The Easel

7th March 2023

Wangechi Mutu Stages a Family Reunion

Mutu gained prominence with her figurative collages but her sculptures have lifted her reputation further. Many of these works address the legacy of colonialism or gender violence and have the ability to unsettle. The contrast of materials like Nairobi clay in a gleaming New York museum just adds to a sense of disruption. That pleases Mutu – “my work marries the beautiful and the grotesque, because [this is] what my country is about.” One of the top 10 shows of the year, says one critic.

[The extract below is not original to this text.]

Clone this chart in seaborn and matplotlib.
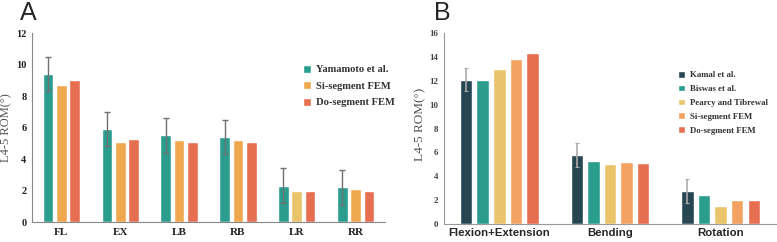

The many faces of Tommy Kha

Kha’s family fled Vietnam, so he grew up in the US South. Unsurprisingly, a theme of his photography is the dislocated immigrant experience. He records the efforts of his family to conform to the American idea of “Asian-ness”, even though that Asian-ness is “an uncodified blob, like the ‘Asian’ section at a grocery store”. Kha thus thinks of his photography as both a “haunting, being possessed by the past” and an exorcism, “trying to create something new”. Images are here.

Pen to paper

Antwerp in the 1500’s was booming and its middle class wanted the finer things in life, including stained glass, tapestries and prints. These crafts all required preparatory drawings, leading the city to become a centre of graphic art.  Drawings became art works in their own right, depicting complex mythologies, religious themes and scenes from everyday life. This is, says the museum, a “once-in-a-lifetime” exhibition that shows how the Northern Renaissance “transformed daily life”.

28th February 2023

Enter the mesmerising, AI-driven world of artist Refik Anadol

Perhaps wanting to refresh its cutting-edge credentials, New York’s MoMA commissioned Anadol, a data artist(?) to create an AI artwork using images from its own collection.  This review of the resulting work has lots of “gee whizz” techno-speak but conspicuously little about its aesthetics. ChatGPT, when tasked by a magazine to review the piece, came back with eerily similar techno-speak. Yawns one critic, it’s “only a screensaver”. A video of Anadol’s installation is here.